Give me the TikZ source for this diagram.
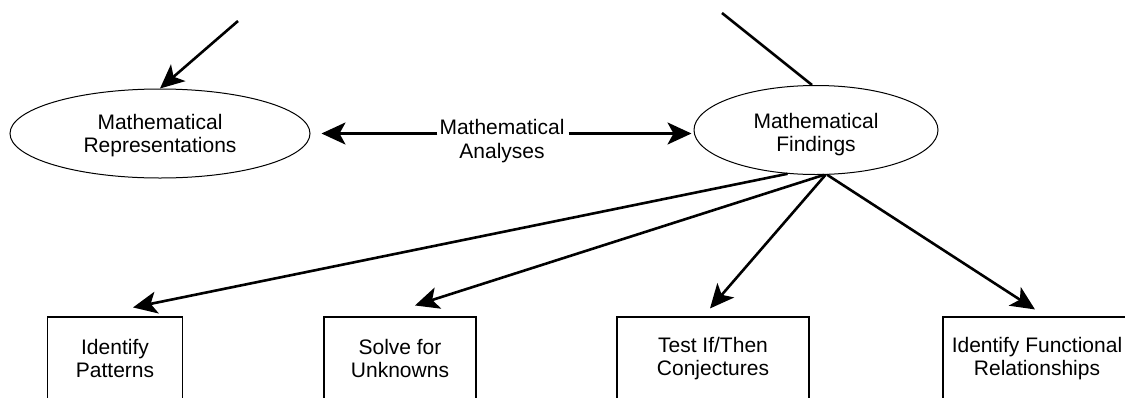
\documentclass[tikz,border=0pt]{standalone}
\usepackage{fontspec}
\setmainfont{Liberation Sans}
\usetikzlibrary{shapes.geometric,arrows.meta}
\begin{document}
\begin{tikzpicture}[x=1pt,y=-1pt,
  font=\fontsize{21}{23.5}\selectfont,
  ell/.style={draw, ellipse, line width=1pt, inner sep=0pt, align=center},
  boxnode/.style={draw, rectangle, line width=1.1pt, inner sep=0pt, align=center},
  lbl/.style={inner sep=0pt, align=center},
  arr/.style={line width=2.6pt, -{Stealth[length=24pt,width=22pt,inset=6pt]}},
  plain/.style={line width=2.6pt}]
\useasboundingbox (0,0) rectangle (1125,397);
\clip (0,0) rectangle (1125,397);

\node[ell, minimum width=300pt, minimum height=89pt] (L) at (160,133.5) {\rule{0pt}{19.5pt}Mathematical\\Representations};
\node[ell, minimum width=244pt, minimum height=89pt] (R) at (816,130) {\rule{0pt}{24pt}Mathematical\\Findings};
\node[lbl] (M) at (502,141) {Mathematical\\Analyses};

\node[boxnode, minimum width=135pt, minimum height=83pt] (B1) at (115,358.5) {Identify\\Patterns};
\node[boxnode, minimum width=152pt, minimum height=83pt] (B2) at (400,358.5) {Solve for\\Unknowns};
\node[boxnode, minimum width=192pt, minimum height=83pt] (B3) at (713,358.5) {Test If/Then\\Conjectures};
\node[boxnode, minimum width=188pt, minimum height=83pt] (B4) at (1037,358.5) {Identify Functional\\Relationships};

\coordinate (TL) at (238,21);
\coordinate (TR) at (722,13);

\draw[arr] (TL) -- (L.north);
\draw[plain] (TR) -- ([xshift=-4pt]R.north);

\draw[arr] ([xshift=-2pt]M.west |- L.east) -- ([xshift=11pt]L.east);
\draw[arr] ([xshift=4pt]M.east |- L.east) -- ([xshift=-2pt]R.west |- L.east);

\draw[arr] (R.-123) -- ([xshift=18pt,yshift=9pt]B1.north);
\draw[arr] (R.-80) -- ([xshift=15pt,yshift=11pt]B2.north);
\draw[arr] (R.-78) -- ([xshift=-3pt,yshift=8pt]B3.north);
\draw[arr] (R.-76) -- ([xshift=-2pt,yshift=7pt]B4.north);
\end{tikzpicture}
\end{document}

┄┄┄┄┄┄

• _Task instructions_:
Write out the listing word for word, omitting the pictures it holds.

• _Task solution_:
Give me the TikZ source for this diagram.
\documentclass[tikz,border=0pt]{standalone}
\usepackage{fontspec}
\setmainfont{Liberation Sans}
\usetikzlibrary{shapes.geometric,arrows.meta}
\begin{document}
\begin{tikzpicture}[x=1pt,y=-1pt,
  font=\fontsize{21}{23.5}\selectfont,
  ell/.style={draw, ellipse, line width=1pt, inner sep=0pt, align=center},
  boxnode/.style={draw, rectangle, line width=1.1pt, inner sep=0pt, align=center},
  lbl/.style={inner sep=0pt, align=center},
  arr/.style={line width=2.6pt, -{Stealth[length=24pt,width=22pt,inset=6pt]}},
  plain/.style={line width=2.6pt}]
\useasboundingbox (0,0) rectangle (1125,397);
\clip (0,0) rectangle (1125,397);

\node[ell, minimum width=300pt, minimum height=89pt] (L) at (160,133.5) {\rule{0pt}{19.5pt}Mathematical\\Representations};
\node[ell, minimum width=244pt, minimum height=89pt] (R) at (816,130) {\rule{0pt}{24pt}Mathematical\\Findings};
\node[lbl] (M) at (502,141) {Mathematical\\Analyses};

\node[boxnode, minimum width=135pt, minimum height=83pt] (B1) at (115,358.5) {Identify\\Patterns};
\node[boxnode, minimum width=152pt, minimum height=83pt] (B2) at (400,358.5) {Solve for\\Unknowns};
\node[boxnode, minimum width=192pt, minimum height=83pt] (B3) at (713,358.5) {Test If/Then\\Conjectures};
\node[boxnode, minimum width=188pt, minimum height=83pt] (B4) at (1037,358.5) {Identify Functional\\Relationships};

\coordinate (TL) at (238,21);
\coordinate (TR) at (722,13);

\draw[arr] (TL) -- (L.north);
\draw[plain] (TR) -- ([xshift=-4pt]R.north);

\draw[arr] ([xshift=-2pt]M.west |- L.east) -- ([xshift=11pt]L.east);
\draw[arr] ([xshift=4pt]M.east |- L.east) -- ([xshift=-2pt]R.west |- L.east);

\draw[arr] (R.-123) -- ([xshift=18pt,yshift=9pt]B1.north);
\draw[arr] (R.-80) -- ([xshift=15pt,yshift=11pt]B2.north);
\draw[arr] (R.-78) -- ([xshift=-3pt,yshift=8pt]B3.north);
\draw[arr] (R.-76) -- ([xshift=-2pt,yshift=7pt]B4.north);
\end{tikzpicture}
\end{document}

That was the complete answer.